Far from sitting around discussing "empowerment" or "community mobilisation" as economists might have them do, the groups are altering the economic landscape of some of the poorest villages in the world.
For example, the women's groups have set up their own thrift societies that lend money to farmers at much lower rates than India's banks - which generally avoid extending credit to the poor. They have also set up residential schools for former child labourers - including indentured children, about 100,000 of whom have been prised from their owners.
And they have banded together to cut out the middlemen and traders who make life a misery for most of India's farmers - still two-thirds of the country's 1bn population.
Such measures have enabled poor farmers to sell their commodities at the true market value as well as buying seeds and other inputs at lower prices.
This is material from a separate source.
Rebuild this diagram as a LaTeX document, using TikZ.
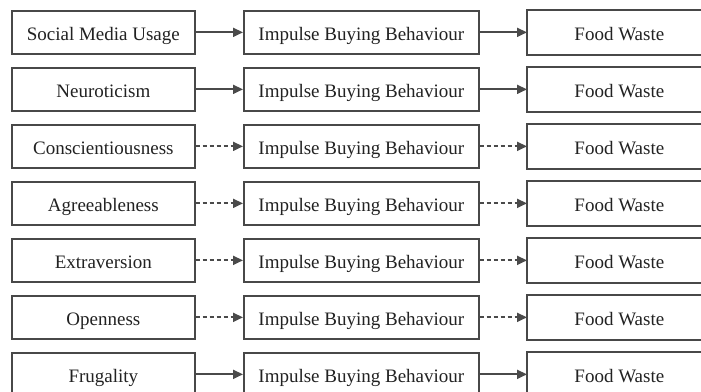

In the six districts where the programme is firmly rooted, rural incomes have risen sharply.
"You can increase the average poor household's earnings from 9,000 rupees a year ($190, ?170, £120) to 24,000 rupees simply by disseminating accurate information," said Vijay Kumar, who heads the scheme. "That is why husbands are not beating their wives quite so often."
The programme also confronts caste differences head-on - India's other great taboo. By selecting only poor and lower-caste women and ensuring that it is the entire village that participates in identifying them, it has brought into the open issues that were almost never discussed in public. The programme is called Velugu - or "light" in the local language.
Naturally, the list of disgruntled upper caste men, commodity traders and disoriented husbands is growing. But for the time being they appear unable to challenge a project to which Mr Naidu is so strongly committed.
They are also up against a 2,500 cadre of "young professionals" who have been trained to enable the women to do what they are doing. Unlike the bureaucrats, "young professionals" often sleep in the houses of the poor and eat food from their plates. Other barriers are also starting to break down.
"We have upper caste women in our group - they are also poor," says the treasurer of one thrift society in the district of Ranga Reddy. "They eat with us and we find we have so much in common. Before they would not even look at us."
Mr Naidu also has his critics, many of whom dismiss this as electoral engineering. Others warn that it takes more than one project to overcome caste barriers and male domination. But in a country where bureaucratic indifference is an intellectual art-form, Mr Naidu's initiative strikes a very different chord.
"My opponents say I am trying to win the next election," said Mr Naidu. "Of course I am, and I will win because all the women will vote for me."